Python-based Workflow for Enhanced Parametric Optimization in Ansys Mechanical

This abstract presents a novel procedure for performing parametric optimization, sensitivity analysis, and robustness analysis in Ansys Mechanical. The approach is not limited to the native capabilities of Ansys Mechanical but extends its functionality through a Python-based workflow using optiSLang and PyMechanical. This methodology enables accessing, modifying, setting parameters, and solving any Ansys Mechanical model, including Ansys Motion, Workbench LS-DYNA, and standard Mechanical systems for APDL solver. The advantages of this approach are manifold. It provides a more robust optimization workflow outside the Workbench environment, resulting in shorter optimization times.

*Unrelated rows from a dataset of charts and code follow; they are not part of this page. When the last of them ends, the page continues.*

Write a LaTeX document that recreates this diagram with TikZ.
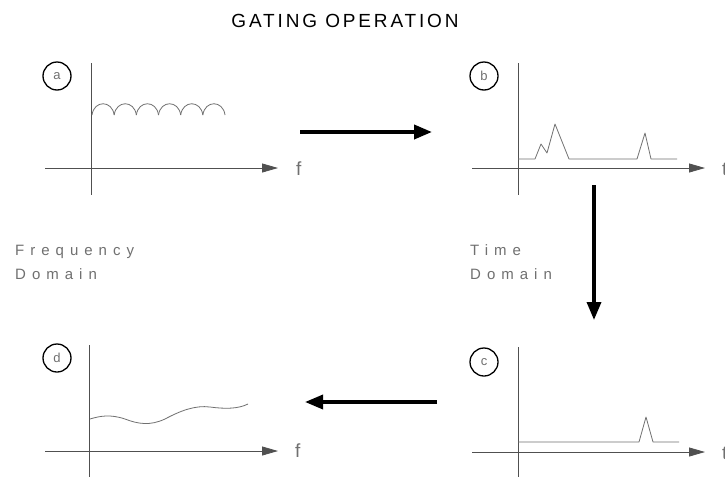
\documentclass[tikz,border=0pt]{standalone}
\usepackage{fontspec}
\setmainfont{Liberation Sans}
\usetikzlibrary{arrows.meta}
\newfontfamily\titlefont[LetterSpace=15]{Liberation Sans}
\newfontfamily\labfont[LetterSpace=40]{Liberation Sans}
\definecolor{axisgray}{HTML}{505050}
\definecolor{txtgray}{HTML}{707070}
\tikzset{
  tag/.style={circle,draw=black,line width=1.3pt,minimum size=28pt,inner sep=0pt,
    text=txtgray,font=\fontsize{13}{13}\selectfont},
  axis/.style={draw=axisgray,line width=0.8pt},
  axarrow/.style={axis,-{Triangle[length=16pt,width=9pt]}},
  sig/.style={draw=txtgray,line width=0.8pt,line join=round},
  bigarrow/.style={draw=black,line width=3.8pt,-{Triangle[length=18pt,width=14pt]}},
  varlab/.style={text=txtgray,font=\fontsize{19}{19}\selectfont,inner sep=0pt,anchor=base west},
  domlab/.style={text=txtgray,font=\fontsize{15}{15}\selectfont\labfont,inner sep=0pt,anchor=base west}
}
\begin{document}
\begin{tikzpicture}[x=1pt,y=-1pt]
\path[use as bounding box,fill=white] (0,0) rectangle (725,477);
% title
\node[inner sep=0pt,anchor=base,font=\fontsize{19}{19}\selectfont\titlefont] (title) at (345,27) {GATING OPERATION};
% ---------- panel a
\node[tag] (ta) at (57,76) {a};
\draw[axis] (91,63) -- (91,195);
\draw[axarrow] (45,168) -- (278,168);
\node[varlab] (fa) at (296,175) {f};
\foreach \i in {0,...,5}{
  \pgfmathsetmacro{\xo}{92+\i*22.17}
  \draw[sig] (\xo,115) .. controls (\xo+2,100) and (\xo+20.17,100) .. (\xo+22.17,115);
}
% ---------- panel b
\node[tag] (tb) at (484,76) {b};
\draw[axis] (518,63) -- (518,195);
\draw[axarrow] (472,168) -- (705,168);
\node[varlab] (fb) at (722,175) {t};
\draw[sig] (518,159) -- (535,159) -- (541,144) -- (547,153) -- (555,124) -- (569,159)
  -- (637,159) -- (645,133) -- (651,159) -- (677,159);
% ---------- panel c
\node[tag] (tc) at (484,362) {c};
\draw[axis] (518,347) -- (518,477);
\draw[axarrow] (472,452) -- (705,452);
\node[varlab] (fc) at (722,459) {t};
\draw[sig] (518,442) -- (639,442) -- (646,417) -- (653,442) -- (679,442);
% ---------- panel d
\node[tag] (td) at (57,358) {d};
\draw[axis] (89,345) -- (89,477);
\draw[axarrow] (45,451) -- (278,451);
\node[varlab] (fd) at (295,457) {f};
\draw[sig] (90,419) .. controls (100,416) and (110,414) .. (125,419)
  .. controls (138,424) and (150,426) .. (165,419)
  .. controls (180,411) and (195,405) .. (210,407)
  .. controls (225,409) and (238,409) .. (248,404);
% ---------- domain labels
\node[domlab] (fr1) at (15,255) {Frequency};
\node[domlab] (fr2) at (15,279) {Domain};
\node[domlab] (ti1) at (470,255) {Time};
\node[domlab] (ti2) at (470,279) {Domain};
% ---------- arrows between panels
\coordinate (ab1) at (300,132);
\coordinate (ab2) at (432,132);
\coordinate (bc1) at (594,185);
\coordinate (bc2) at (594,320);
\coordinate (cd1) at (437,402);
\coordinate (cd2) at (305,402);
\draw[bigarrow] (ab1) -- (ab2);
\draw[bigarrow,line width=3.4pt] (bc1) -- (bc2);
\draw[bigarrow,line width=3.4pt] (cd1) -- (cd2);
\end{tikzpicture}
\end{document}
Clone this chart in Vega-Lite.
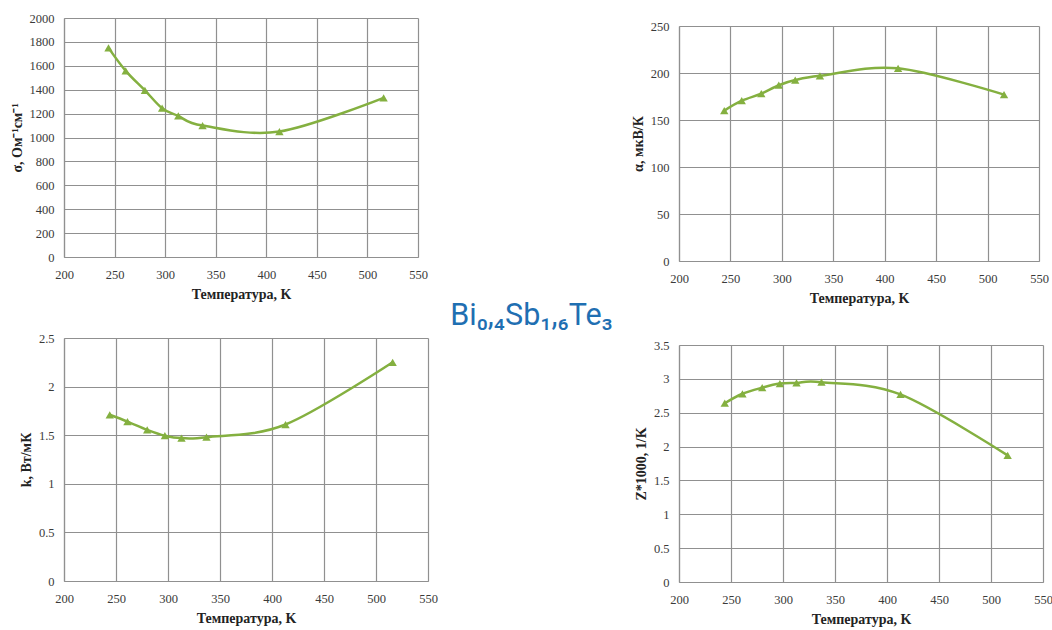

Moreover, it offers broader availability for output/input parameters, even for those not currently exposed natively in Ansys Mechanical. The workflow leverages the support of multi-solver systems in Mechanical, allowing flexibility with the choice of solvers. Additionally, the use of High-Performance Computing (HPC) resources is demonstrated to accelerate the optimization process. An intriguing aspect of this approach is its potential for generating data for Artificial Intelligence/Machine Learning (AI/ML) applications. By leveraging the synthetic data obtained from Finite Element Simulation, it becomes possible to train Machine Learning agents using AI/ML techniques. Overall, this Python-based workflow enhances the capabilities of Ansys Mechanical, enabling comprehensive parametric optimization and analysis, while also opening doors for advanced AI/ML applications in engineering simulations.